1. Find Area of Rectangle

The perimeter and the diagonal of a rectangle are 18m and 5m respectively. Find its area.

2. Hello, magentarita!

Is there a typo in the problem?
As stated, it has no solution.

The perimeter and the diagonal of a rectangle are 14m and 5m respectively.
Find its area.
Code:
      * - - - - - *
|        *  |
|     *5    | W
|  *        |
* - - - - - *
L

The perimeter is 14: . $2L + 2W = 14 \quad\Rightarrow\quad L + W \:=\:7$ .[1]

The diagonal is 5: . $L^2 + W^2 \:=\:5^2$ .[2] . . . (Pythagorus)

From [1], we have: . $W \:=\:7-L$

Substitute into [2]: . $L^2 + (7-L)^2 \:=\:25 \quad\Rightarrow\quad l^2-7L + 12 :=\:0$

Factor: . $(L-3)(L-4) \:=\:0 \quad\Rightarrow\quad L \;=\;3,\:4 \quad\Rightarrow\quad W \;=\;4,\:3$

The area is: . $3 \times 4 \:=\:12\text{ m}^2$

3. I got..........

Originally Posted by Soroban
Hello, magentarita!

Is there a typo in the problem?
As stated, it has no solution.

Code:
      * - - - - - *
|        *  |
|     *5    | W
|  *        |
* - - - - - *
L
The perimeter is 14: . $2L + 2W = 14 \quad\Rightarrow\quad L + W \:=\:7$ .[1]

The diagonal is 5: . $L^2 + W^2 \:=\:5^2$ .[2] . . . (Pythagorus)
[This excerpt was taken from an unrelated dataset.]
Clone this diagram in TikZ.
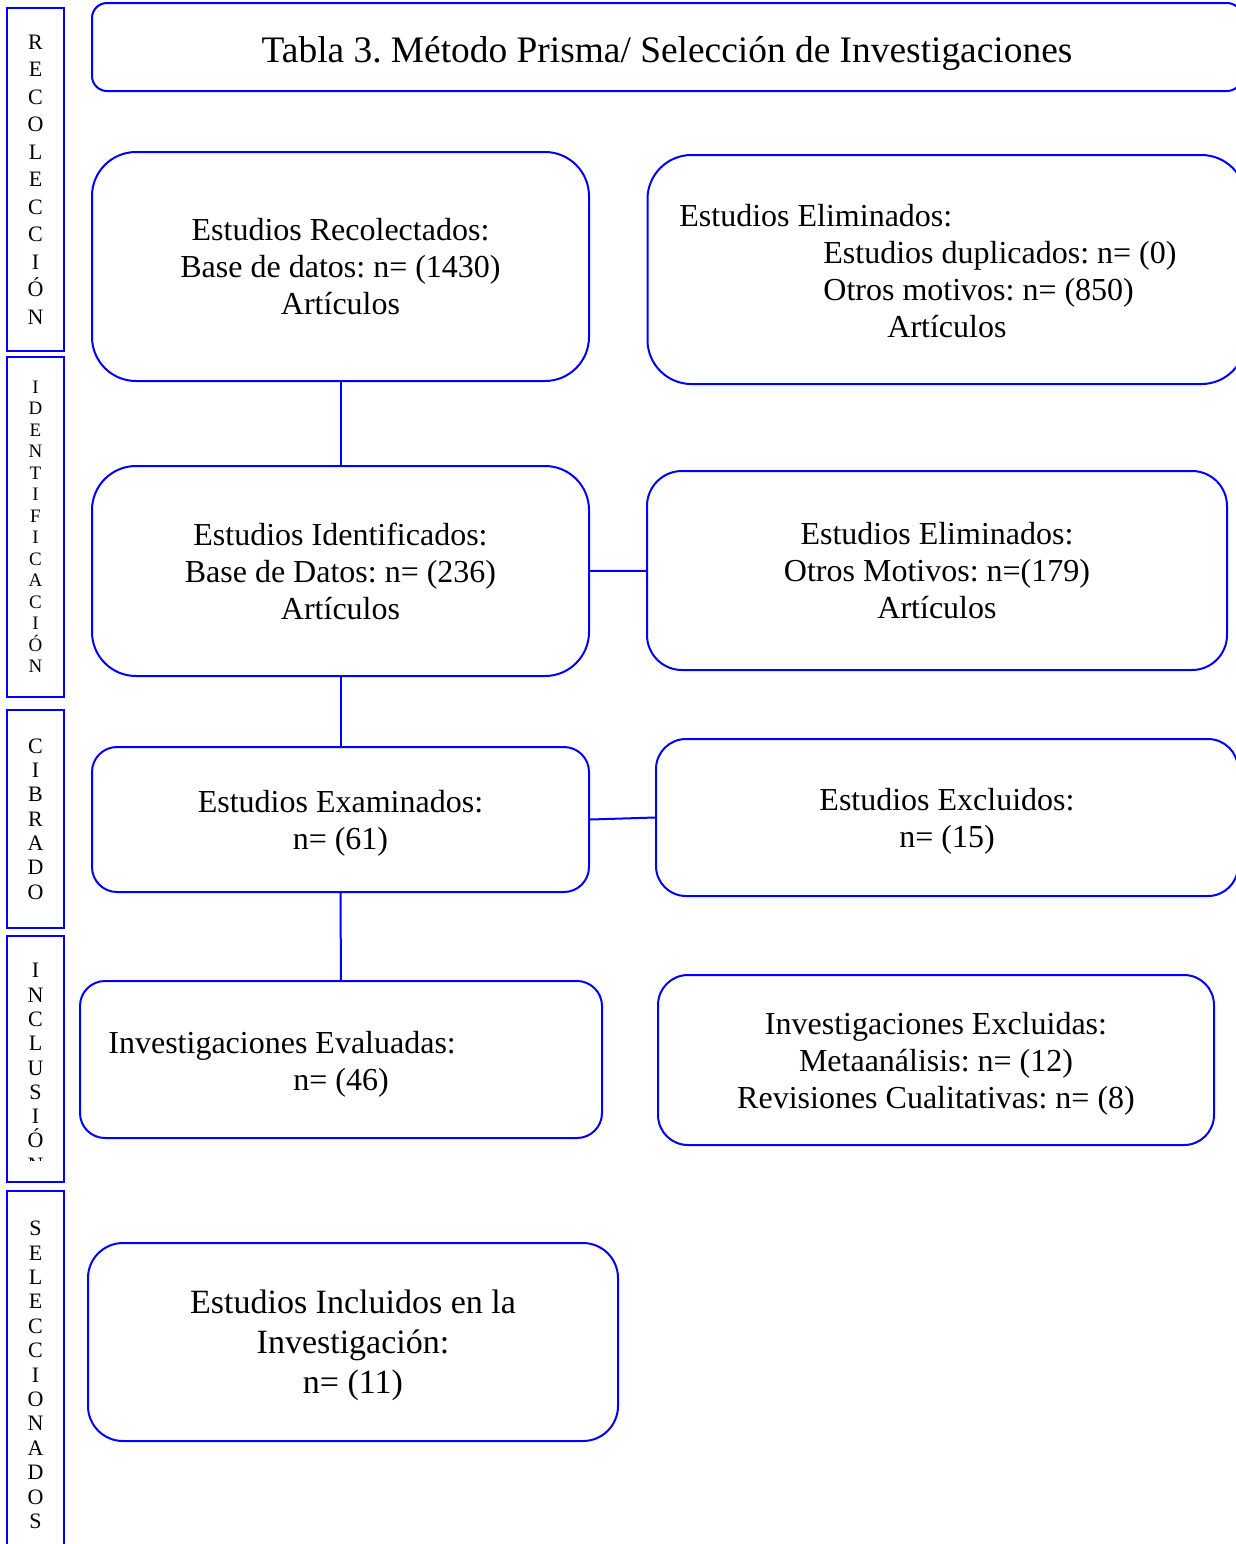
\documentclass[tikz,border=0pt]{standalone}
\usepackage{fontspec}
\setmainfont{Liberation Serif}
\frenchspacing
\begin{document}
\begin{tikzpicture}[x=0.5pt,y=-0.5pt,
  box/.style={draw=blue,line width=1pt,align=center,inner sep=0pt,text depth=0pt,
    font=\fontsize{16}{18.5}\selectfont},
  side/.style={draw=blue,line width=1pt,minimum width=28.5pt,align=center,inner sep=0pt},
  txt/.style={anchor=north west,align=left,inner sep=0pt,font=\fontsize{16}{18.5}\selectfont},
  link/.style={draw=blue,line width=1pt}]
\useasboundingbox (0,0) rectangle (1236,1544);
\clip (0,0) rectangle (1236,1544);
% side labels
\node[side,minimum height=171.5pt,font=\fontsize{11}{13.75}\selectfont] (s1) at (35.5,179.5) {R\\E\\C\\O\\L\\E\\C\\C\\I\\Ó\\N};
\node[side,minimum height=170pt,font=\fontsize{9.5}{10.75}\selectfont] (s2) at (35.5,527) {I\\D\\E\\N\\T\\I\\F\\I\\C\\A\\C\\I\\Ó\\N};
\node[side,minimum height=109pt,font=\fontsize{11}{12.15}\selectfont] (s3) at (35.5,819) {C\\I\\B\\R\\A\\D\\O};
\node[side,minimum height=123pt] (s4) at (35.5,1059) {};
\begin{scope}
\clip (10,940) rectangle (60,1160);
\node[anchor=north,align=center,inner sep=0pt,font=\fontsize{11}{12.15}\selectfont] (t4) at (35.5,963) {I\\N\\C\\L\\U\\S\\I\\Ó\\N};
\end{scope}
\node[side,minimum height=184pt,font=\fontsize{11}{12.2}\selectfont] (s5) at (35.5,1375) {S\\E\\L\\E\\C\\C\\I\\O\\N\\A\\D\\O\\S};
% title
\node[box,rounded corners=7.5pt,minimum width=575pt,minimum height=44pt] (title) at (667,47) {};
\node[inner sep=0pt,font=\fontsize{18.7}{22}\selectfont] (titlet) at (667,54) {Tabla 3. Método Prisma/ Selección de Investigaciones};
% left column
\node[box,rounded corners=22pt,minimum width=248.5pt,minimum height=114.5pt] (rec) at (340.5,266.5)
  {Estudios Recolectados:\\Base de datos: n= (1430)\\Artículos};
\node[box,rounded corners=22pt,minimum width=248.5pt,minimum height=105pt] (ide) at (340.5,571)
  {Estudios Identificados:\\Base de Datos: n= (236)\\Artículos};
\node[box,rounded corners=12.5pt,minimum width=248.5pt,minimum height=72.5pt] (exa) at (340.5,819.5)
  {Estudios Examinados:\\n= (61)};
\node[box,rounded corners=12.5pt,minimum width=261pt,minimum height=78.5pt] (eva) at (341,1059.5) {};
\node[txt] (evat) at (108,1031) {Investigaciones Evaluadas:\\\hspace*{92.5pt}n= (46)};
\node[box,rounded corners=17.5pt,minimum width=265pt,minimum height=99pt,
  font=\fontsize{17}{20}\selectfont] (inc) at (353,1342)
  {Estudios Incluidos en la\\Investigación:\\n= (11)};
% right column
\node[box,rounded corners=22pt,minimum width=299pt,minimum height=114.5pt] (eli1) at (946.5,269.5) {};
\node[txt] (eli1t) at (679,204) {Estudios Eliminados:\\\hspace*{72pt}Estudios duplicados: n= (0)\\
  \hspace*{72pt}Otros motivos: n= (850)\\\hspace*{104pt}Artículos};
\node[box,rounded corners=17.5pt,minimum width=290pt,minimum height=99.5pt] (eli2) at (937,570.5)
  {Estudios Eliminados:\\Otros Motivos: n=(179)\\Artículos};
\node[box,rounded corners=15pt,minimum width=291pt,minimum height=78.5pt] (exc) at (947,817.5)
  {Estudios Excluidos:\\n= (15)};
\node[box,rounded corners=15pt,minimum width=278pt,minimum height=85pt] (iex) at (936,1060)
  {Investigaciones Excluidas:\\Metaanálisis: n= (12)\\Revisiones Cualitativas: n= (8)};
% links
\path[link] (rec) -- (ide);
\path[link] (ide) -- (exa);
\path[link] (exa) -- (eva);
\path[link] (ide) -- (eli2);
\path[link] (exa.east) -- (exc.west);
\end{tikzpicture}
\end{document}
From [1], we have: . $W \:=\:7-L$

Substitute into [2]: . $L^2 + (7-L)^2 \:=\:25 \quad\Rightarrow\quad l^2-7L + 12 :=\:0$

Factor: . $(L-3)(L-4) \:=\:0 \quad\Rightarrow\quad L \;=\;3,\:4 \quad\Rightarrow\quad W \;=\;4,\:3$

The area is: . $3 \times 4 \:=\:12\text{ m}^2$
I understood the fact that the diagonal is 5m and that length and width both equal x but got stuck after that.